Вопреки историческим данным Бернштам пишет: «Гуннское нашествие разбудило варварские «запасы» племён, сломивших Рим, и в этом заключается всемирно-историческое значение гуннского похода на запад, в этом заключается всемирно-историческая роль Аттилы» (стр 162). Это утверждение смыкается с реакционными теориями буржуазной историографии: во-первых, с писаниями так называемых «евразийцев», среди которых в 20-х годах активную роль играли белоэмигранты, группировавшиеся вокруг «Евразийского издательства», и, во-вторых, с фальсификаторскими измышлениями турецких историков-националистов, которые в своём стамбульском журнальчике «Беллетен» из номера в номер печатают бредовые статьи о превосходстве «турецкой расы». Особенно большое значение в истории они придают гуннам, являющимся, по их ничем серьёзно не обоснованному мнению, прямыми предками современных турок. Утверждение Бернштама о том, что гуннское нашествие будто бы «разбудило» варварские племена для борьбы с Римом, является грубым искажением действительности. Всякому известно, что гуннскому походу 451 г. предшествовала многовековая борьба европейских племён с империей, раздираемой внутренними противоречиями. Ещё задолго до Аттилы сокрушительные восстания рабов и «варварские завоевания» расшатали до основания рабовладельческий строй. В 410 г. самый Рим был взят Аларихом. Нападение гуннов на Европу скорее задержало агонию рабовладельческой империи, так как отвлекло европейские племена на защиту от гуннского разорения.
Далее, Киселёв отметил, что Бернштам пытается обосновать «прогрессивную всемирно-историческую роль» гуннов тем, что они якобы «были прежде всего теми варварами, которые, по определению Ф. Энгельса, «вдохнули новую жизненную силу умиравшей Европе» (стр.163). Здесь налицо грубая передержка: Энгельс нигде не приписывал такой роли гуннам. Наоборот, Энгельс, а вслед за ним советские историки давно доказали, что в сложении новых феодальных отношений в Европе, наряду с процессами разложения рабовладельческого строя, большое значение имели движения против Рима и Византии местных кельтских, германских и славянских племён. Эти племена несли с собой прогрессивные виды хозяйства и общинные формы социальных отношений.
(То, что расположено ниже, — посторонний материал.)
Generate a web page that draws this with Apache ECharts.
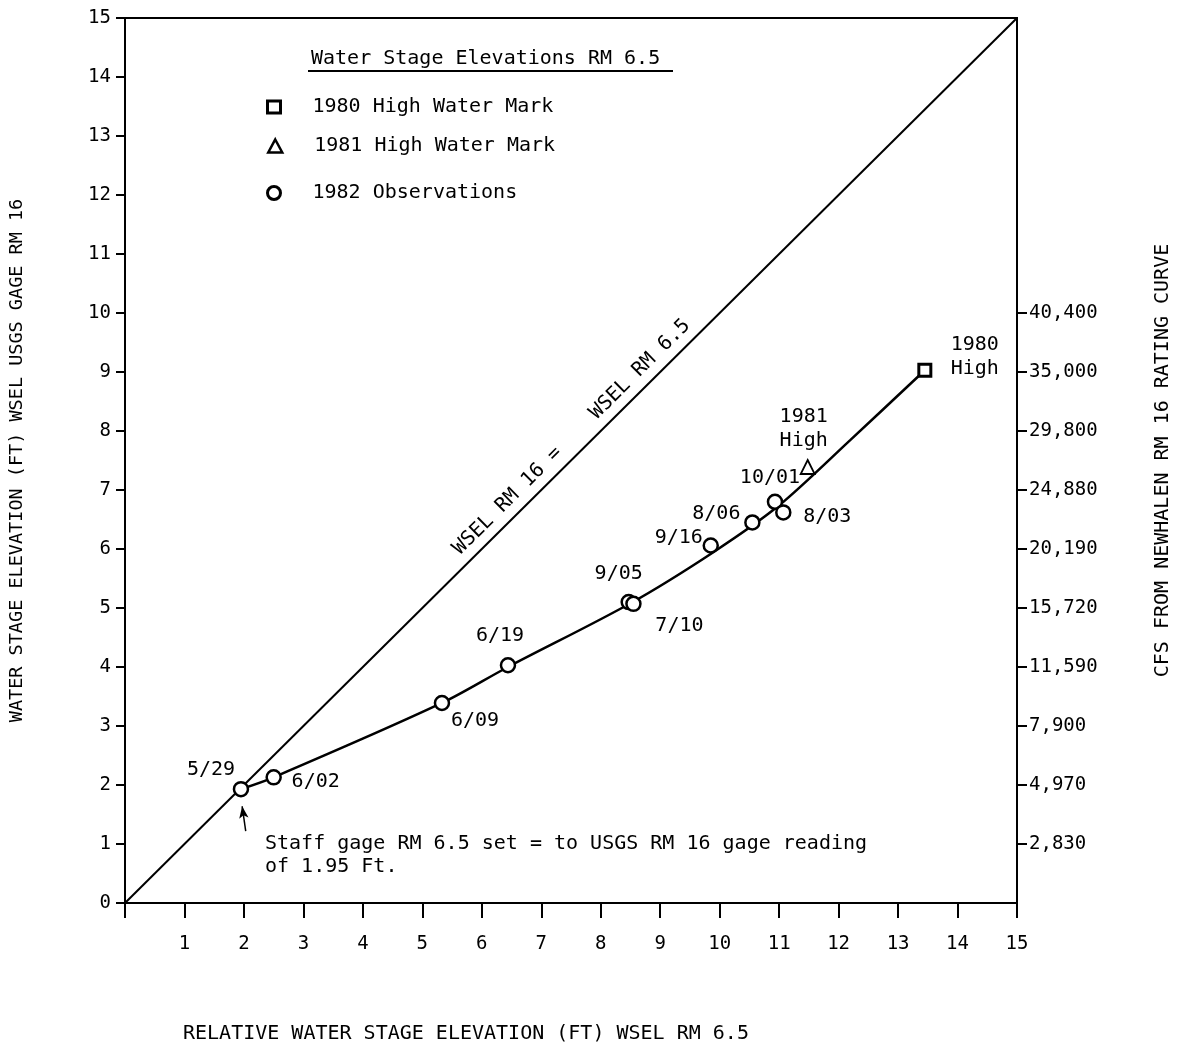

Именно это обстоятельство до предела ясно выражено в словах Энгельса: «Между римским колоном и новым крепостным стоял свободный франкский крестьянин» 1.2 Кочевники-гунны, в условиях переселения жившие главным образом за счёт грабежа, имели гораздо более отсталые формы хозяйства и общественных отношений. Все попытки Бернштама изобразить их чуть ли не просветителями «варварской Европы» явно несостоятельны. А его заявление о том, что гунны несли будто бы с собой «черты древнейших государственных образований Средней Азии и, может быть, Китая», представляет собой лишь фантазию, почерпнутую всё из тех же мутных «евразийских» источников.
Не прав А.Н. Бернштам и в своей попытке изобразить гуннов освободителями Европы, возглавившими поход на Рим. Действительно, в их войске в 451 г. были отряды покорённых ими европейских племён. Однако характерно, что не Рим, а вся «варварская Европа» встала с оружием против гуннов. В войсках Аэция против гуннов сражались, помимо римлян, визиготы, арморикане, саксы, савойские бургунды, рипуарские франки и другие племена. А как только гунны потерпели поражение, их покинули и те европейские племена, которые были принуждены к участию в походе Аттилы.
Такова первая группа ошибок Бернштама, наглядно показывающих, к чему приходит исследователь, не считающийся с марксистской историографией: он плетётся в хвосте историографии буржуазной.